(Stored items)

################

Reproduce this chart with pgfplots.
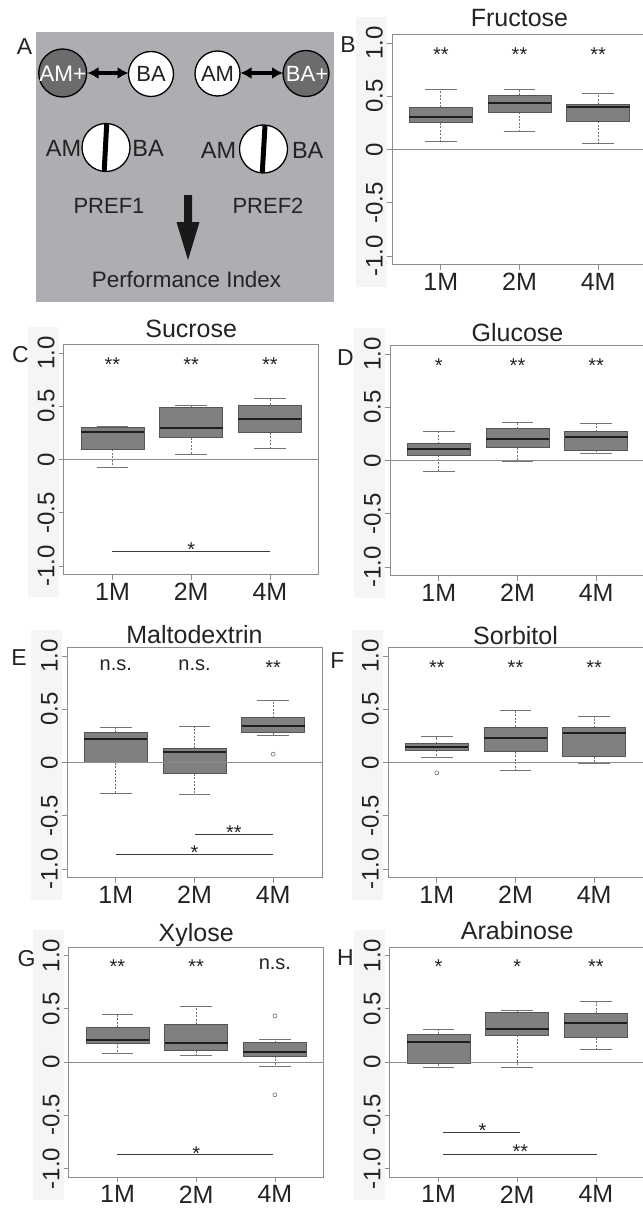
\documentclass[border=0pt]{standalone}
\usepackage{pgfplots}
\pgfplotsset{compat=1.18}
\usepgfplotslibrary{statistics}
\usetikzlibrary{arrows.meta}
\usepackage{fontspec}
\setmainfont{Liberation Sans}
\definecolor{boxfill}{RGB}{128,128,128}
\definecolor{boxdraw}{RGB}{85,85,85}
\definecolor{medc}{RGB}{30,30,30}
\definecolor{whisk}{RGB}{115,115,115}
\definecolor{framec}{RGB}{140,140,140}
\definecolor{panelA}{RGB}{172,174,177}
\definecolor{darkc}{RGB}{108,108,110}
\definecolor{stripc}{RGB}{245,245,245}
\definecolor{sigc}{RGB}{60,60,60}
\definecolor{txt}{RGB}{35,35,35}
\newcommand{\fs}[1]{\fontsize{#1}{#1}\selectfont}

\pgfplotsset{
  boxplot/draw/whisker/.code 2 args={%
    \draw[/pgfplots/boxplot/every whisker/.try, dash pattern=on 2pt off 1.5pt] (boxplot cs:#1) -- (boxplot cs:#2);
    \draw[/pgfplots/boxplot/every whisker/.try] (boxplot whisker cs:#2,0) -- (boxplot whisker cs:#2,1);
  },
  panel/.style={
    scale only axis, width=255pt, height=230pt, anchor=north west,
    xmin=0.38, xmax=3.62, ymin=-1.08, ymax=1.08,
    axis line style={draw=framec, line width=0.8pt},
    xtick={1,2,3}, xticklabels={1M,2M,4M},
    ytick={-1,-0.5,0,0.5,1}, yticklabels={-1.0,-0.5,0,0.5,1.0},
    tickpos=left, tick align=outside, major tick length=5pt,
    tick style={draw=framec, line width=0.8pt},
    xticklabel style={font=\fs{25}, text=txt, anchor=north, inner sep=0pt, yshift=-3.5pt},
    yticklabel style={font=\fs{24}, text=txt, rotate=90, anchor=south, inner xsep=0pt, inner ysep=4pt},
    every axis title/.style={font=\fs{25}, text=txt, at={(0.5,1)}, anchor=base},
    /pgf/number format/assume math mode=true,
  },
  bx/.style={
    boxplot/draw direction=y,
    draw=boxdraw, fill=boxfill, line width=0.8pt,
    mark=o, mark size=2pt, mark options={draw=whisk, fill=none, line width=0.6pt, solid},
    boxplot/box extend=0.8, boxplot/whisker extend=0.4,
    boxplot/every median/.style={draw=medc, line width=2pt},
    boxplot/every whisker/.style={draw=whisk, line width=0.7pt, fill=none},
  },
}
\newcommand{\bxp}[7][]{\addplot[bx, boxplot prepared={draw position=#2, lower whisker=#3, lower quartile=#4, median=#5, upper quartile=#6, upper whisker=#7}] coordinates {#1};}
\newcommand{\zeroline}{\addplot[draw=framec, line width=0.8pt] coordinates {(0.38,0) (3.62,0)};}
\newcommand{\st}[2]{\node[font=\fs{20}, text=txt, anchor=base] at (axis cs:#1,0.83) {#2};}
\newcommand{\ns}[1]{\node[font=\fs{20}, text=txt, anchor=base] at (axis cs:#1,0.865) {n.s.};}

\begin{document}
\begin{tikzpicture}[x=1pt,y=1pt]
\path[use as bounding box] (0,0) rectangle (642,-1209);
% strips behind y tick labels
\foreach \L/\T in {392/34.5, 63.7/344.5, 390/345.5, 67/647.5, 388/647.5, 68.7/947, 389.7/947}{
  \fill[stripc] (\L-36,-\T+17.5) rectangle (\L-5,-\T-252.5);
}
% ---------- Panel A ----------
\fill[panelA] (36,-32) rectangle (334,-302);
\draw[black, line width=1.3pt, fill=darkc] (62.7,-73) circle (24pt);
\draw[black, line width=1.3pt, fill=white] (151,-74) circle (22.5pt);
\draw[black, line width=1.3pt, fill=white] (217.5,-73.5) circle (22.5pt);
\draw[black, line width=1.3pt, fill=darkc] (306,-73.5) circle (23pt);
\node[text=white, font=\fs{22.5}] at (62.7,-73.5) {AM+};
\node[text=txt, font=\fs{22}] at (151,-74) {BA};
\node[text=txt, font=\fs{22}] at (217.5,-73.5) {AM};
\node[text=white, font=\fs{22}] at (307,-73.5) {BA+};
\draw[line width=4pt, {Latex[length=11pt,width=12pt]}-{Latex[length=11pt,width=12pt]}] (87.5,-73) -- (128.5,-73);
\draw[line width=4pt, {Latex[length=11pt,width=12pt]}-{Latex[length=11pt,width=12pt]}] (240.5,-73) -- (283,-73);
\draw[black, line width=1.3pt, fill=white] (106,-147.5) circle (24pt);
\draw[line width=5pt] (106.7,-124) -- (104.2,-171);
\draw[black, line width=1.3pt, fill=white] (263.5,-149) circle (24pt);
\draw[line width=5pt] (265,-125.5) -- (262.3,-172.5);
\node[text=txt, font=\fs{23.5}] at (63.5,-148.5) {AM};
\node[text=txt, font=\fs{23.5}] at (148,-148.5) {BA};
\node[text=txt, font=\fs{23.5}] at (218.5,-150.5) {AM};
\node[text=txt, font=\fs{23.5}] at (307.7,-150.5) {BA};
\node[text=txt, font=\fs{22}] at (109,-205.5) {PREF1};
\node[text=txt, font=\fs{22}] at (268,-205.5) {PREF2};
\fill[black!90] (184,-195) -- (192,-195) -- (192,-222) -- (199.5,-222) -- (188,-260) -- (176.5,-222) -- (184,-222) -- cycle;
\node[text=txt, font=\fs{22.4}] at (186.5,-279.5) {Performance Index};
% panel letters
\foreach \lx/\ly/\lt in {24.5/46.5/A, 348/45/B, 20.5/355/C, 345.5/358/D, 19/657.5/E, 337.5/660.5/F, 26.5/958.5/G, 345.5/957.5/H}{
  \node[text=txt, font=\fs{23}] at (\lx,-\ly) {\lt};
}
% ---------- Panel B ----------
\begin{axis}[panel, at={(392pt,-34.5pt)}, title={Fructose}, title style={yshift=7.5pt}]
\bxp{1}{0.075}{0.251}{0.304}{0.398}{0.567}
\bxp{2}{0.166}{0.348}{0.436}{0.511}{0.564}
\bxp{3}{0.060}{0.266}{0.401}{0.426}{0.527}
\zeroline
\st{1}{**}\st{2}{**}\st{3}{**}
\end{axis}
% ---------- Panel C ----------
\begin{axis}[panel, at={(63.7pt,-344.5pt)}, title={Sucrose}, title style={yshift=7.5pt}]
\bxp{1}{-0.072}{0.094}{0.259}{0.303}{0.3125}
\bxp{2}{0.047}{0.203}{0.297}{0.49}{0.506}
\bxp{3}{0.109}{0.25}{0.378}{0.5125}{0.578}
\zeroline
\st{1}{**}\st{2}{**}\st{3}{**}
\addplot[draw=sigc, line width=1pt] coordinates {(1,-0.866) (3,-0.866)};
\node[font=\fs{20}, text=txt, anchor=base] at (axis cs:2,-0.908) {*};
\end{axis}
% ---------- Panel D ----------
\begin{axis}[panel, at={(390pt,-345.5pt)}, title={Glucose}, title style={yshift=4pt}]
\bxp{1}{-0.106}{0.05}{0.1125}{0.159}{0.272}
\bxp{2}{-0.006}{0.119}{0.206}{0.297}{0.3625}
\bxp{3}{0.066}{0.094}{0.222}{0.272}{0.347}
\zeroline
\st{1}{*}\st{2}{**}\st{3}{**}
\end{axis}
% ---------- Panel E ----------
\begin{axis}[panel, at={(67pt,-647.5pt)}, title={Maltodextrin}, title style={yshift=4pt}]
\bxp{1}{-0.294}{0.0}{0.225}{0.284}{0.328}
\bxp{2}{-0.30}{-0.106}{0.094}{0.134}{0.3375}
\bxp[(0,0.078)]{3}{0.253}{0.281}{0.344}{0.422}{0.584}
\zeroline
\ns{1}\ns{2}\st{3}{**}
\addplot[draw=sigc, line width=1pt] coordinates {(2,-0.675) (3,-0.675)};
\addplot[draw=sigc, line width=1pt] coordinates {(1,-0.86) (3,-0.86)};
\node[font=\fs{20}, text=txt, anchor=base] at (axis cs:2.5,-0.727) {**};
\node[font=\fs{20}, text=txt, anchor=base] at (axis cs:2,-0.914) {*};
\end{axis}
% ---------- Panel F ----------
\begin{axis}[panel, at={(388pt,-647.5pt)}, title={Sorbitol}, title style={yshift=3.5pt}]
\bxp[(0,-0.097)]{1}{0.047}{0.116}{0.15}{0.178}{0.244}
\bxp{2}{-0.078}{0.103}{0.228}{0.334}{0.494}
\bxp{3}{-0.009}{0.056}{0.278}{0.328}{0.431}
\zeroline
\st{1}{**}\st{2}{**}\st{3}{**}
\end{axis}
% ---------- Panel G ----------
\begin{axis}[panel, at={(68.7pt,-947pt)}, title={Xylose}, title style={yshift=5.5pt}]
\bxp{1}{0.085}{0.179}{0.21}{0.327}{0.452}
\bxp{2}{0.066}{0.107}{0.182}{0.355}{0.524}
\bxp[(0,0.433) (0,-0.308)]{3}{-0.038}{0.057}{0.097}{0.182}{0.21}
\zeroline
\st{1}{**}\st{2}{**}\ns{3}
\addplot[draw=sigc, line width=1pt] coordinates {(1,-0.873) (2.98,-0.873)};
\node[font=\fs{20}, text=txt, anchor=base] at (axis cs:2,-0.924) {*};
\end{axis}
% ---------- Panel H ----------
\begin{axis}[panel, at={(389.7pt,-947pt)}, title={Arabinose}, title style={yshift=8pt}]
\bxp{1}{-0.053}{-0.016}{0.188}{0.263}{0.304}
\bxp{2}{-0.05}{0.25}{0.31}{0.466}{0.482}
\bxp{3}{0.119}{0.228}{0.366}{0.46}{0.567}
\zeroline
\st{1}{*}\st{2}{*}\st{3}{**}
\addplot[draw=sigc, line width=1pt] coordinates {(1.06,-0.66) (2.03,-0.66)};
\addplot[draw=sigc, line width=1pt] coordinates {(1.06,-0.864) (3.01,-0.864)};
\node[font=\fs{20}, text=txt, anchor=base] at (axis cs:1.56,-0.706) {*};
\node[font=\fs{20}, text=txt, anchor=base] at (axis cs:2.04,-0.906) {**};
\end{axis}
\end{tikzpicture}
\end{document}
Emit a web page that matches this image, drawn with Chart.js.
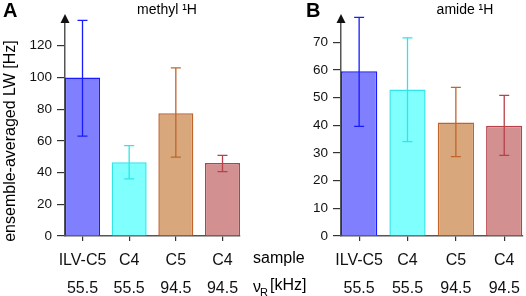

################

# [Problem statement]
Copy each line of the data above that holds "with".

# [Response to the exercise]
Reproduce this chart with pgfplots.
Emit a web page that matches this image, drawn with Chart.js.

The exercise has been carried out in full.